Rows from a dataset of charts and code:

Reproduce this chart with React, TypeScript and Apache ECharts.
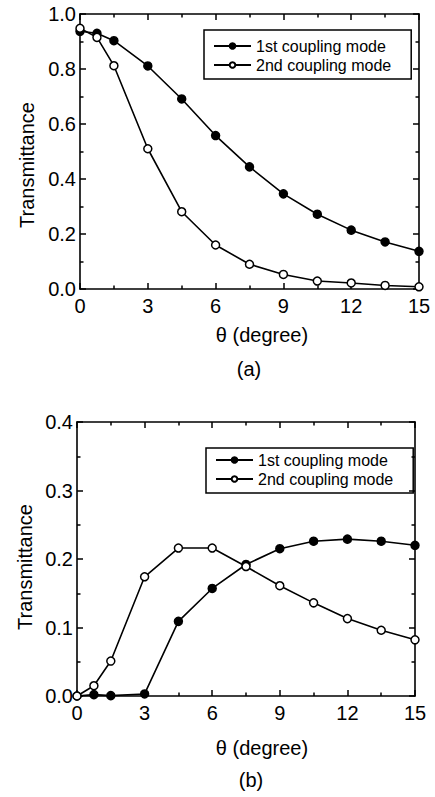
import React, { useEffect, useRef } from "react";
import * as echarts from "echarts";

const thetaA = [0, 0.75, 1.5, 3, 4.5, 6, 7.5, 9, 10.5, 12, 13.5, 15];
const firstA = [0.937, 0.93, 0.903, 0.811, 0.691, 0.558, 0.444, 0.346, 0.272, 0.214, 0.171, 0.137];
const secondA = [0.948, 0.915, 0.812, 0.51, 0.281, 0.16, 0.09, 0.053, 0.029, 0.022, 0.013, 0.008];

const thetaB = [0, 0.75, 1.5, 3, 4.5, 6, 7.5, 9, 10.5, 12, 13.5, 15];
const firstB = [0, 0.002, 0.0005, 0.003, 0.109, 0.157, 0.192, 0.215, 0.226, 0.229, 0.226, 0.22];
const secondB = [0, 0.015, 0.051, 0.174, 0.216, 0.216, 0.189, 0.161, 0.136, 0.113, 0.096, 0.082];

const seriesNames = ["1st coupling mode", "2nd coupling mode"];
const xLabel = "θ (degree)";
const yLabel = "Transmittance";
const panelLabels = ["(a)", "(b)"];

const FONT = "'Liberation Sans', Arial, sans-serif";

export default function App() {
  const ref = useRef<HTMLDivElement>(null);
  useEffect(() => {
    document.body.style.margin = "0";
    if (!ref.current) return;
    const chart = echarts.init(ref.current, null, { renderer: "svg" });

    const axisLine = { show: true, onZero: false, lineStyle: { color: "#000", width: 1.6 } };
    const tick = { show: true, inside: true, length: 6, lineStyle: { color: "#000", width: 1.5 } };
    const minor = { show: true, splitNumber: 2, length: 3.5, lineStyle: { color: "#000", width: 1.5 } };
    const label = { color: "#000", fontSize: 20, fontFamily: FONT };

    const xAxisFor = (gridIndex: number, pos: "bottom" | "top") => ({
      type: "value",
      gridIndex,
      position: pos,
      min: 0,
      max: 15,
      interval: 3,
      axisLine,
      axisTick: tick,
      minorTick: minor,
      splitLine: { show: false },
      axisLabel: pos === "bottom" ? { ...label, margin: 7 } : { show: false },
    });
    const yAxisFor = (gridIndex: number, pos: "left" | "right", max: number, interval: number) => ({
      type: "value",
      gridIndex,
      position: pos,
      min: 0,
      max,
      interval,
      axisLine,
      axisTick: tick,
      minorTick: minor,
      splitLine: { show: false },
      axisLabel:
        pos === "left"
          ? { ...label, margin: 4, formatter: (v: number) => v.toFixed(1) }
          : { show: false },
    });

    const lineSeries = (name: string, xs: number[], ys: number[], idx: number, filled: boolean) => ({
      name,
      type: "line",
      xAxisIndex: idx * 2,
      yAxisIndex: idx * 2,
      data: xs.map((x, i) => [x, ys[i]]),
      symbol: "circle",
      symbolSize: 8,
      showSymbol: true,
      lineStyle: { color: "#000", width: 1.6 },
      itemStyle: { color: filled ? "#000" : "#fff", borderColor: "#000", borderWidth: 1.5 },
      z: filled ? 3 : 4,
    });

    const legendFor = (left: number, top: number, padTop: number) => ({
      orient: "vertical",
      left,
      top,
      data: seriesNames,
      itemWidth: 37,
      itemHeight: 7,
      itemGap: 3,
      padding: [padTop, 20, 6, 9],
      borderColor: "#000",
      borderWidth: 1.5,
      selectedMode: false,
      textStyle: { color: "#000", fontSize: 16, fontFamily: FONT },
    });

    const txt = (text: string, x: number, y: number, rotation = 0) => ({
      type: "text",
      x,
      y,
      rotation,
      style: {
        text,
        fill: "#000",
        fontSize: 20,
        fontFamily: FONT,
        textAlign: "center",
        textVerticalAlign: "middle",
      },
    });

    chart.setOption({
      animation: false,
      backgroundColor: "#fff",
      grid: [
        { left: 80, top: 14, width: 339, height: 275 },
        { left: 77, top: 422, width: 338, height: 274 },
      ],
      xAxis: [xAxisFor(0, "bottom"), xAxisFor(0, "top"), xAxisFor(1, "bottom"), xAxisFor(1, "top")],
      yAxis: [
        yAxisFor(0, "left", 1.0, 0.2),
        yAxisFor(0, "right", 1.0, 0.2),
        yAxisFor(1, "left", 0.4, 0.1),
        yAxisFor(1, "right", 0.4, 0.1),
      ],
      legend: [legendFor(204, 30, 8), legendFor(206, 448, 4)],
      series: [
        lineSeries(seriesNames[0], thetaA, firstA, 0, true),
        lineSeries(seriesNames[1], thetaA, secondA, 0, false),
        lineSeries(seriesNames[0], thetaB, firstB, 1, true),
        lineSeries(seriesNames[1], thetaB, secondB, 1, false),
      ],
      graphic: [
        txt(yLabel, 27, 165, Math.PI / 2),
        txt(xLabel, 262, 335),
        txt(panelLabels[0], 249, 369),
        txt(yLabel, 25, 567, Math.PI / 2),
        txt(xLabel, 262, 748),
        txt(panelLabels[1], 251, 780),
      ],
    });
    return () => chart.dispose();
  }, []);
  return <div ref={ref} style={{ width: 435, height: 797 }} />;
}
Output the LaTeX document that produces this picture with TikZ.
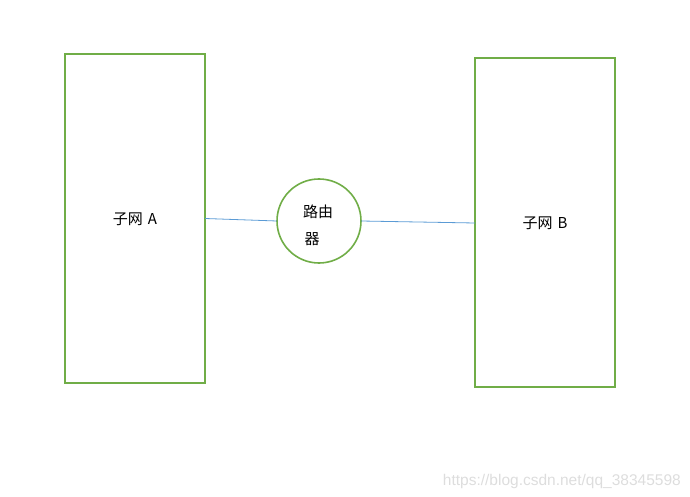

The request:
The records above should be reproduced exactly, with no pictures included.

Full answer:
Reproduce this chart with React, TypeScript and Apache ECharts.
import React, { useEffect, useRef } from "react";
import * as echarts from "echarts";

const thetaA = [0, 0.75, 1.5, 3, 4.5, 6, 7.5, 9, 10.5, 12, 13.5, 15];
const firstA = [0.937, 0.93, 0.903, 0.811, 0.691, 0.558, 0.444, 0.346, 0.272, 0.214, 0.171, 0.137];
const secondA = [0.948, 0.915, 0.812, 0.51, 0.281, 0.16, 0.09, 0.053, 0.029, 0.022, 0.013, 0.008];

const thetaB = [0, 0.75, 1.5, 3, 4.5, 6, 7.5, 9, 10.5, 12, 13.5, 15];
const firstB = [0, 0.002, 0.0005, 0.003, 0.109, 0.157, 0.192, 0.215, 0.226, 0.229, 0.226, 0.22];
const secondB = [0, 0.015, 0.051, 0.174, 0.216, 0.216, 0.189, 0.161, 0.136, 0.113, 0.096, 0.082];

const seriesNames = ["1st coupling mode", "2nd coupling mode"];
const xLabel = "θ (degree)";
const yLabel = "Transmittance";
const panelLabels = ["(a)", "(b)"];

const FONT = "'Liberation Sans', Arial, sans-serif";

export default function App() {
  const ref = useRef<HTMLDivElement>(null);
  useEffect(() => {
    document.body.style.margin = "0";
    if (!ref.current) return;
    const chart = echarts.init(ref.current, null, { renderer: "svg" });

    const axisLine = { show: true, onZero: false, lineStyle: { color: "#000", width: 1.6 } };
    const tick = { show: true, inside: true, length: 6, lineStyle: { color: "#000", width: 1.5 } };
    const minor = { show: true, splitNumber: 2, length: 3.5, lineStyle: { color: "#000", width: 1.5 } };
    const label = { color: "#000", fontSize: 20, fontFamily: FONT };

    const xAxisFor = (gridIndex: number, pos: "bottom" | "top") => ({
      type: "value",
      gridIndex,
      position: pos,
      min: 0,
      max: 15,
      interval: 3,
      axisLine,
      axisTick: tick,
      minorTick: minor,
      splitLine: { show: false },
      axisLabel: pos === "bottom" ? { ...label, margin: 7 } : { show: false },
    });
    const yAxisFor = (gridIndex: number, pos: "left" | "right", max: number, interval: number) => ({
      type: "value",
      gridIndex,
      position: pos,
      min: 0,
      max,
      interval,
      axisLine,
      axisTick: tick,
      minorTick: minor,
      splitLine: { show: false },
      axisLabel:
        pos === "left"
          ? { ...label, margin: 4, formatter: (v: number) => v.toFixed(1) }
          : { show: false },
    });

    const lineSeries = (name: string, xs: number[], ys: number[], idx: number, filled: boolean) => ({
      name,
      type: "line",
      xAxisIndex: idx * 2,
      yAxisIndex: idx * 2,
      data: xs.map((x, i) => [x, ys[i]]),
      symbol: "circle",
      symbolSize: 8,
      showSymbol: true,
      lineStyle: { color: "#000", width: 1.6 },
      itemStyle: { color: filled ? "#000" : "#fff", borderColor: "#000", borderWidth: 1.5 },
      z: filled ? 3 : 4,
    });

    const legendFor = (left: number, top: number, padTop: number) => ({
      orient: "vertical",
      left,
      top,
      data: seriesNames,
      itemWidth: 37,
      itemHeight: 7,
      itemGap: 3,
      padding: [padTop, 20, 6, 9],
      borderColor: "#000",
      borderWidth: 1.5,
      selectedMode: false,
      textStyle: { color: "#000", fontSize: 16, fontFamily: FONT },
    });

    const txt = (text: string, x: number, y: number, rotation = 0) => ({
      type: "text",
      x,
      y,
      rotation,
      style: {
        text,
        fill: "#000",
        fontSize: 20,
        fontFamily: FONT,
        textAlign: "center",
        textVerticalAlign: "middle",
      },
    });

    chart.setOption({
      animation: false,
      backgroundColor: "#fff",
      grid: [
        { left: 80, top: 14, width: 339, height: 275 },
        { left: 77, top: 422, width: 338, height: 274 },
      ],
      xAxis: [xAxisFor(0, "bottom"), xAxisFor(0, "top"), xAxisFor(1, "bottom"), xAxisFor(1, "top")],
      yAxis: [
        yAxisFor(0, "left", 1.0, 0.2),
        yAxisFor(0, "right", 1.0, 0.2),
        yAxisFor(1, "left", 0.4, 0.1),
        yAxisFor(1, "right", 0.4, 0.1),
      ],
      legend: [legendFor(204, 30, 8), legendFor(206, 448, 4)],
      series: [
        lineSeries(seriesNames[0], thetaA, firstA, 0, true),
        lineSeries(seriesNames[1], thetaA, secondA, 0, false),
        lineSeries(seriesNames[0], thetaB, firstB, 1, true),
        lineSeries(seriesNames[1], thetaB, secondB, 1, false),
      ],
      graphic: [
        txt(yLabel, 27, 165, Math.PI / 2),
        txt(xLabel, 262, 335),
        txt(panelLabels[0], 249, 369),
        txt(yLabel, 25, 567, Math.PI / 2),
        txt(xLabel, 262, 748),
        txt(panelLabels[1], 251, 780),
      ],
    });
    return () => chart.dispose();
  }, []);
  return <div ref={ref} style={{ width: 435, height: 797 }} />;
}
Output the LaTeX document that produces this picture with TikZ.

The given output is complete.